Rencontrer son Pygmalion au travail
La première fois que j’ai eu la chance de rencontrer un Pygmalion, je travaillais pour Coca-Cola en Espagne, en tant que directrice marketing. Ma carrière aurait probablement continué au sein de la Péninsule si le président de Coca-Cola ne m’avait pas appelée pour me confier une mission qui allait bien au-delà de mes compétences marketing. Il me demanda de diriger le tout nouvel ‘Institut du Bonheur’ qui avait pour mission de partager les découvertes que les chercheurs et penseurs de notre époque élaboraient autour des sources de notre satisfaction. Investie de sa confiance, je me suis lancée à la rencontre de ceux qui étaient en train d’étendre les limites de notre connaissance sur le bonheur. Ainsi, j’ai rencontré Sonja Lyubomirsky, chercheuse qui découvrit que le bonheur n’était pas complètement défini par notre héritage génétique, ni même par nos circonstances, il dépend à environ 40 % de nos choix. J’ai rencontré des ministres du Bhutan, le premier pays qui décida de mesurer son progrès par rapport au Bonheur Intérieur Brut, et beaucoup d’autres grandes figures de notre époque. Je n’imaginais pas que j’organiserais un congrès international du bonheur avec un grand retentissement médiatique, ni que je serais invitée un jour aux Nations Unies pour débattre sur l’état du bonheur dans le monde. Une fois de plus, il m’a fallu rencontrer un Pygmalion pour comprendre que ma mission pourrait intéresser au-delà des frontières de mon pays. Grâce à elle, j’ai eu l’honneur de devenir directrice mondiale marketing Coca-Cola et directrice mondiale de l’Institut du Bonheur à Atlanta. Ne croyez pas que je sois un cas isolé.

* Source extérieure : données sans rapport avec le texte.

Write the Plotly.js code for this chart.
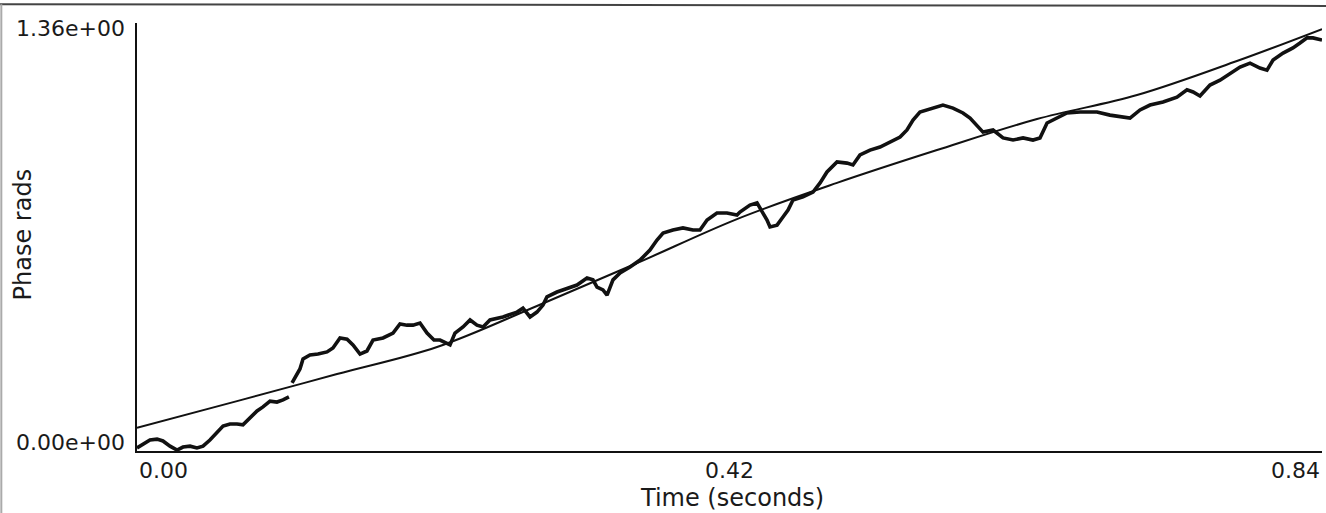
<!DOCTYPE html>
<html>
<head>
<meta charset="utf-8">
<script src="https://cdn.plot.ly/plotly-3.0.1.min.js"></script>
<style>
html,body{margin:0;padding:0;background:#fff;}
#chart{width:1326px;height:513px;}
</style>
</head>
<body>
<div id="chart"></div>
<script>
// Measured phase (rad) vs time (s); null marks the visible break in the trace
const timeSec = [
  0.0000,0.0043,0.0092,0.0142,0.0184,0.0234,0.0284,0.0326,0.0376,0.0425,0.0468,0.0517,0.0567,0.0610,0.0659,0.0709,0.0751,0.0801,0.0851,0.0893,0.0943,0.0992,0.1035,0.1077,
  0.1088,
  0.1099,0.1127,0.1155,0.1177,0.1226,0.1283,0.1347,0.1389,0.1439,0.1489,0.1531,0.1581,0.1630,0.1673,0.1744,0.1815,0.1864,0.1914,0.1956,0.2006,0.2056,0.2105,
  0.2148,0.2219,0.2254,0.2311,0.2361,0.2410,0.2453,0.2502,0.2594,0.2694,0.2736,0.2786,0.2835,0.2878,0.2906,0.2977,0.3048,0.3119,0.3190,0.3232,0.3261,0.3303,0.3332,0.3374,0.3424,0.3495,0.3566,0.3636,0.3686,0.3729,0.3799,0.3870,0.3941,0.3991,0.4041,0.4111,0.4182,0.4253,
  0.4274,0.4345,0.4395,0.4437,0.4466,0.4487,0.4537,0.4579,0.4615,0.4650,0.4721,0.4792,0.4842,0.4891,0.4962,0.5033,0.5075,0.5125,0.5196,0.5267,0.5338,0.5409,0.5458,0.5501,0.5550,0.5600,0.5643,0.5713,0.5784,0.5855,0.5905,0.5954,0.5997,0.6068,0.6139,0.6210,0.6281,0.6351,
  0.6401,0.6451,0.6522,0.6592,0.6685,0.6805,0.6897,0.6989,0.7039,0.7110,0.7181,0.7273,0.7372,0.7443,0.7486,0.7535,0.7606,0.7677,0.7748,0.7819,0.7890,0.7960,0.8010,0.8053,0.8124,0.8194,0.8244,0.8294,0.8336,0.8400
];
const phaseRad = [
  0.010,0.023,0.036,0.039,0.033,0.016,0.003,0.013,0.016,0.010,0.016,0.036,0.063,0.082,0.089,0.089,0.086,0.109,0.132,0.145,0.164,0.161,0.168,0.178,
  null,
  0.224,0.250,0.270,0.303,0.316,0.319,0.326,0.339,0.372,0.368,0.349,0.319,0.329,0.365,0.372,0.388,0.418,0.414,0.414,0.421,0.388,0.365,
  0.365,0.349,0.388,0.408,0.431,0.414,0.408,0.431,0.441,0.457,0.470,0.441,0.457,0.480,0.507,0.523,0.536,0.546,0.569,0.563,0.539,0.530,0.513,0.563,0.586,0.605,0.628,0.661,0.694,0.717,0.727,0.734,0.727,0.727,0.760,0.783,0.783,0.776,
  0.786,0.809,0.816,0.786,0.760,0.737,0.743,0.770,0.793,0.826,0.836,0.852,0.882,0.918,0.951,0.947,0.941,0.974,0.990,1.000,1.016,1.033,1.056,1.089,1.115,1.122,1.128,1.138,1.128,1.112,1.095,1.072,1.049,1.056,1.030,1.023,1.030,1.023,
  1.030,1.079,1.095,1.112,1.115,1.115,1.105,1.099,1.095,1.122,1.138,1.148,1.164,1.188,1.181,1.168,1.204,1.220,1.243,1.263,1.276,1.260,1.253,1.286,1.309,1.326,1.342,1.359,1.359,1.352
];
// Smooth fitted curve
const fitTime  = [0.0000,0.0709,0.1418,0.2127,0.2835,0.3544,0.4253,0.4962,0.5671,0.6380,0.7089,0.7797,0.8400];
const fitPhase = [0.076,0.164,0.253,0.342,0.477,0.618,0.763,0.882,0.990,1.092,1.171,1.283,1.388];

// Axis labels
const yTickVals = [0, 1.36];
const yTickText = ['0.00e+00', '1.36e+00'];
const xTickVals = [0, 0.42, 0.84];
const xTickText = ['0.00', '0.42', '0.84'];
const xTitle = 'Time (seconds)';
const yTitle = 'Phase rads';

const FONT = 'DejaVu Sans, Liberation Sans, Arial, sans-serif';
const INK = '#1a1a1a';

const traces = [
  {x: fitTime, y: fitPhase, mode: 'lines', line: {color: '#111', width: 2, shape: 'spline', smoothing: 1}, hoverinfo: 'skip'},
  {x: timeSec, y: phaseRad, mode: 'lines', line: {color: '#111', width: 3.6}, connectgaps: false, hoverinfo: 'skip'}
];

const annotations = [];
yTickVals.forEach((v, i) => annotations.push({
  xref: 'paper', yref: 'y', x: 0, y: v, xanchor: 'right', yanchor: 'middle',
  xshift: -10, yshift: 9, showarrow: false, text: yTickText[i],
  font: {family: FONT, size: 22, color: INK}
}));
const xAnch = ['left', 'center', 'right'];
xTickVals.forEach((v, i) => annotations.push({
  xref: 'x', yref: 'paper', x: v, y: 0, xanchor: xAnch[i], yanchor: 'middle',
  yshift: -19, showarrow: false, text: xTickText[i],
  font: {family: FONT, size: 22, color: INK}
}));
annotations.push({
  xref: 'paper', yref: 'paper', x: 0.5, y: 0, xanchor: 'center', yanchor: 'middle',
  xshift: 2, yshift: -47, showarrow: false, text: xTitle,
  font: {family: FONT, size: 24, color: INK}
});
annotations.push({
  xref: 'paper', yref: 'paper', x: 0, y: 0.506, xanchor: 'center', yanchor: 'middle',
  xshift: -114, showarrow: false, text: yTitle, textangle: -90,
  font: {family: FONT, size: 24, color: INK}
});

const layout = {
  width: 1326, height: 513,
  margin: {l: 137, r: 4, t: 23, b: 62, pad: 0},
  paper_bgcolor: '#ffffff', plot_bgcolor: '#ffffff',
  showlegend: false,
  xaxis: {range: [0, 0.84], showline: true, linecolor: '#111', linewidth: 2,
          showgrid: false, zeroline: false, showticklabels: false, ticks: '', fixedrange: true},
  yaxis: {range: [0, 1.408], showline: true, linecolor: '#111', linewidth: 2,
          showgrid: false, zeroline: false, showticklabels: false, ticks: '', fixedrange: true},
  annotations: annotations,
  shapes: [
    {type: 'line', xref: 'paper', yref: 'paper', x0: -0.116, x1: 1.004, y0: 1.044, y1: 1.040,
     line: {color: '#444', width: 2}},
    {type: 'line', xref: 'paper', yref: 'paper', x0: -0.1145, x1: -0.1145, y0: 1.044, y1: -0.145,
     line: {color: '#aaa', width: 2}}
  ]
};

Plotly.newPlot('chart', traces, layout, {staticPlot: true, displayModeBar: false});
</script>
</body>
</html>
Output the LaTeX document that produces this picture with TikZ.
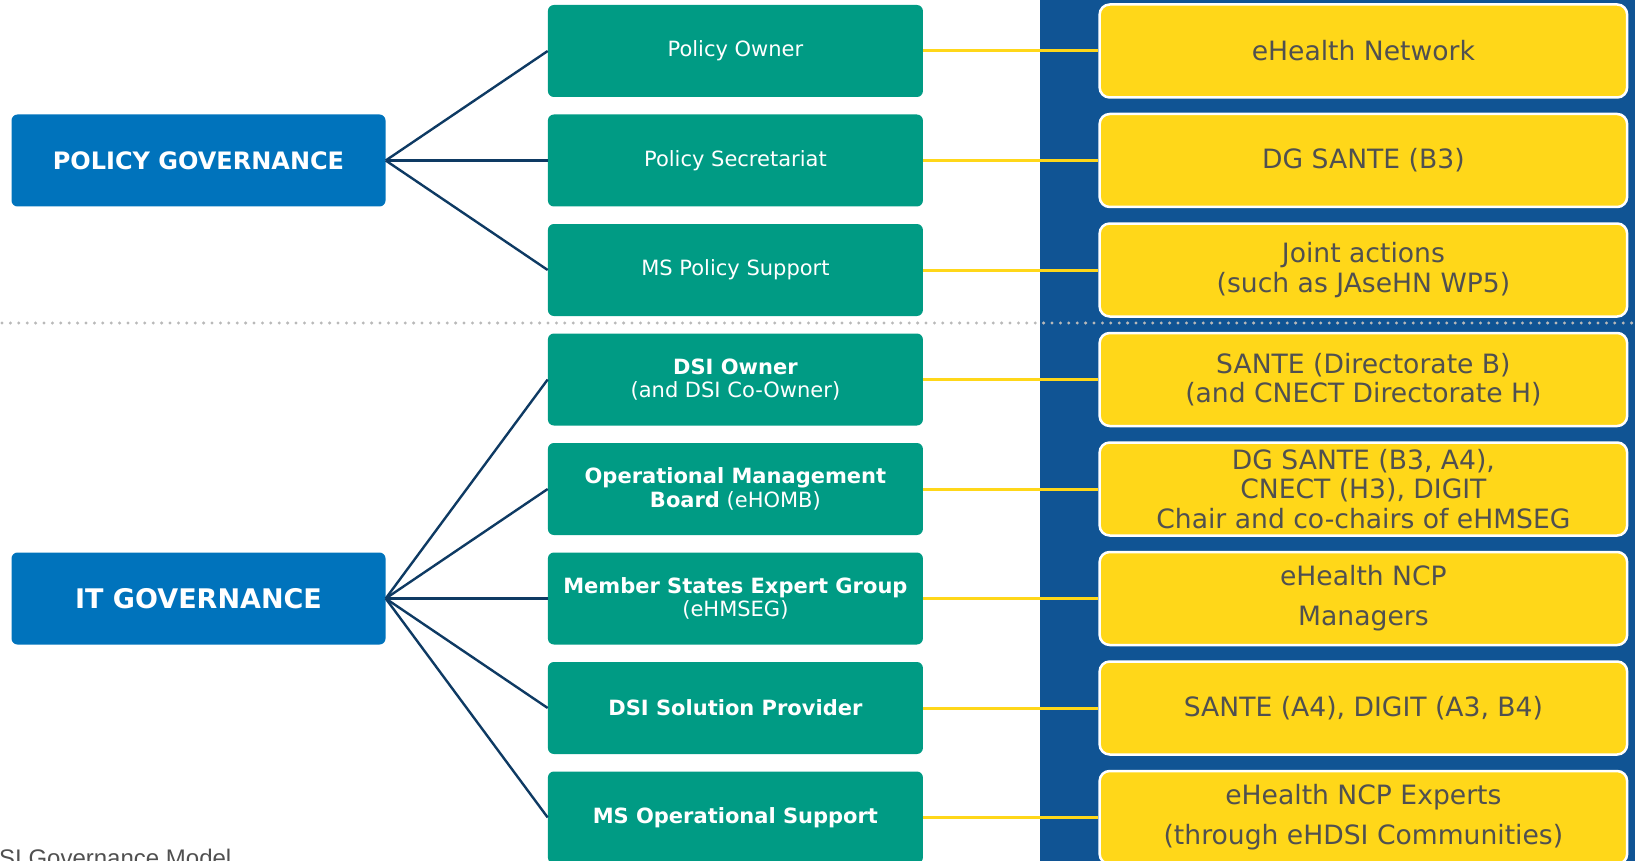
\documentclass[tikz,border=0pt]{standalone}
\usepackage{fontspec}
\setmainfont{DejaVu Sans}
\newfontfamily\captionfont{Liberation Sans}
\usetikzlibrary{positioning}
\definecolor{govblue}{RGB}{0,115,188}
\definecolor{rolegreen}{RGB}{0,155,132}
\definecolor{bandblue}{RGB}{16,84,148}
\definecolor{bodyyellow}{RGB}{255,215,25}
\definecolor{linknavy}{RGB}{14,58,99}
\definecolor{bodygrey}{RGB}{80,80,80}
\definecolor{dotgrey}{RGB}{185,185,185}
\tikzset{
    govbox/.style={
        fill=govblue, text=white, rounded corners=6pt, inner sep=0pt,
        minimum width=374pt, minimum height=92pt,
        font=\bfseries\fontsize{24}{28}\selectfont,
    },
    rolebox/.style={
        fill=rolegreen, text=white, rounded corners=6pt, inner sep=0pt,
        minimum width=375pt, minimum height=92pt, align=center,
        font=\fontsize{21}{23.5}\selectfont,
    },
    bodybox/.style={
        fill=bodyyellow, draw=white, line width=2.5pt, text=bodygrey,
        rounded corners=10pt, inner sep=0pt,
        minimum width=527.5pt, minimum height=93pt, align=center,
        font=\fontsize{26.6}{29.3}\selectfont,
    },
    govlink/.style={draw=linknavy, line width=2.4pt},
    bodylink/.style={draw=bodyyellow, line width=3pt},
}

\begin{document}
\begin{tikzpicture}[x=1pt, y=-1pt]
    \clip (0,0) rectangle (1635,861);
    \fill[bandblue] (1039.6,0) rectangle (1635,861);
    \draw[dotgrey, line width=3.3pt, line cap=round, dash pattern=on 0pt off 8.4pt] (2,323) -- (1635,323);

    % governance levels
    \node (pg) at (198.5,160.5) [govbox] {POLICY GOVERNANCE};
    \node (itg) at (198.5,598.5) [govbox, font=\bfseries\fontsize{27}{30}\selectfont] {IT GOVERNANCE};

    % roles
    \node (r1) at (735.4,51) [rolebox] {Policy Owner};
    \node (r2) at (735.4,160.5) [rolebox] {Policy Secretariat};
    \node (r3) at (735.4,270) [rolebox] {MS Policy Support};
    \node (r4) at (735.4,379.5) [rolebox] {\textbf{DSI Owner}\\(and DSI Co-Owner)};
    \node (r5) at (735.4,489) [rolebox] {\textbf{Operational Management}\\\textbf{Board} (eHOMB)};
    \node (r6) at (735.4,598.5) [rolebox] {\textbf{Member States Expert Group}\\(eHMSEG)};
    \node (r7) at (735.4,708) [rolebox] {\textbf{DSI Solution Provider}};
    \node (r8) at (735.4,817.5) [rolebox] {\textbf{MS Operational Support}};

    % bodies
    \node (b1) at (1363.4,51) [bodybox] {eHealth Network};
    \node (b2) at (1363.4,160.5) [bodybox] {DG SANTE (B3)};
    \node (b3) at (1363.4,270) [bodybox] {Joint actions\\(such as JAseHN WP5)};
    \node (b4) at (1363.4,379.5) [bodybox] {SANTE (Directorate B)\\(and CNECT Directorate H)};
    \node (b5) at (1363.4,489) [bodybox] {DG SANTE (B3, A4),\\CNECT (H3), DIGIT\\Chair and co-chairs of eHMSEG};
    \node (b6) at (1363.4,598.5) [bodybox] {eHealth NCP\\[10.4pt]Managers};
    \node (b7) at (1363.4,708) [bodybox] {SANTE (A4), DIGIT (A3, B4)};
    \node (b8) at (1363.4,817.5) [bodybox] {eHealth NCP Experts\\[10.4pt](through eHDSI Communities)};

    \foreach \r in {1,2,3}
        \draw[govlink] (pg.east) -- (r\r.west);
    \foreach \r in {4,...,8}
        \draw[govlink] (itg.east) -- (r\r.west);
    \foreach \r in {1,...,8}
        \draw[bodylink] (r\r.east) -- (b\r.west);

    \node (cap) at (-1,866.5) [anchor=base west, inner sep=0pt, text=bodygrey, font=\captionfont\fontsize{24}{27}\selectfont] {SI Governance Model};
\end{tikzpicture}
\end{document}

Un Pygmalion peut se cacher dans n’importe quelle figure de votre vie !
Pour beaucoup, votre Pygmalion a pu être un professeur, et celui-ci a pu avoir des effets positifs jusqu’à augmenter vos capacités intellectuelles. Voyez cette expérience : en 1960, le professeur Robert Rosenthal proposa à Leonore Jacobson, directrice d’une école primaire à San Francisco, de faire passer à ses élèves un nouveau test développé par son équipe de l’université de Harvard. Ce test, lui dit-il alors, déterminerait qui parmi ses élèves aurait un fort développement intellectuel pendant l’année scolaire. En réalité, le professeur Rosenthal n’avait développé aucun test. Il utilisa un simple test d’intelligence (QI) mais ne regarda les résultats d’aucun élève. Cependant, il fit deux piles des copies des tests QI de manière aléatoire et donna à la directrice de l’école les noms des élèves qui, selon son test, “développeraient des capacités intellectuelles exceptionnelles” (grand potentiel).
Une fois l’année scolaire achevée, Robert Rosenthal, retourna à l’école pour faire passer à nouveau des tests QI aux élèves et ce qu’il trouva fut doublement surprenant. Il constata que les élèves qui avaient été désignés comme appartenant au groupe de “grand potentiel” avaient des notes significativement supérieures à celles de leurs camarades – souvenez-vous que ces élèves avaient été désignés aléatoirement en tant que “grand potentiel”. Plus surprenant encore : les résultats de leur nouveau test de quotient intellectuel s’étaient améliorés, alors que notre intelligence est censée ne pas changer tout au long de notre vie… Mais le professeur Rosenthal démontra que, sous le regard bienveillant et exigeant de ceux qui croient en nous, nous pouvons aller au-delà de nos propres limites.
Alors, soyez attentifs à ceux qui vous confient des tâches qui vous semblent trop ambitieuses, car il se peut que vous ayez trouvé votre Pygmalion ! Et entre temps, n’oubliez pas que vous pouvez également devenir à votre tour le Pygmalion de quelqu’un d’autre.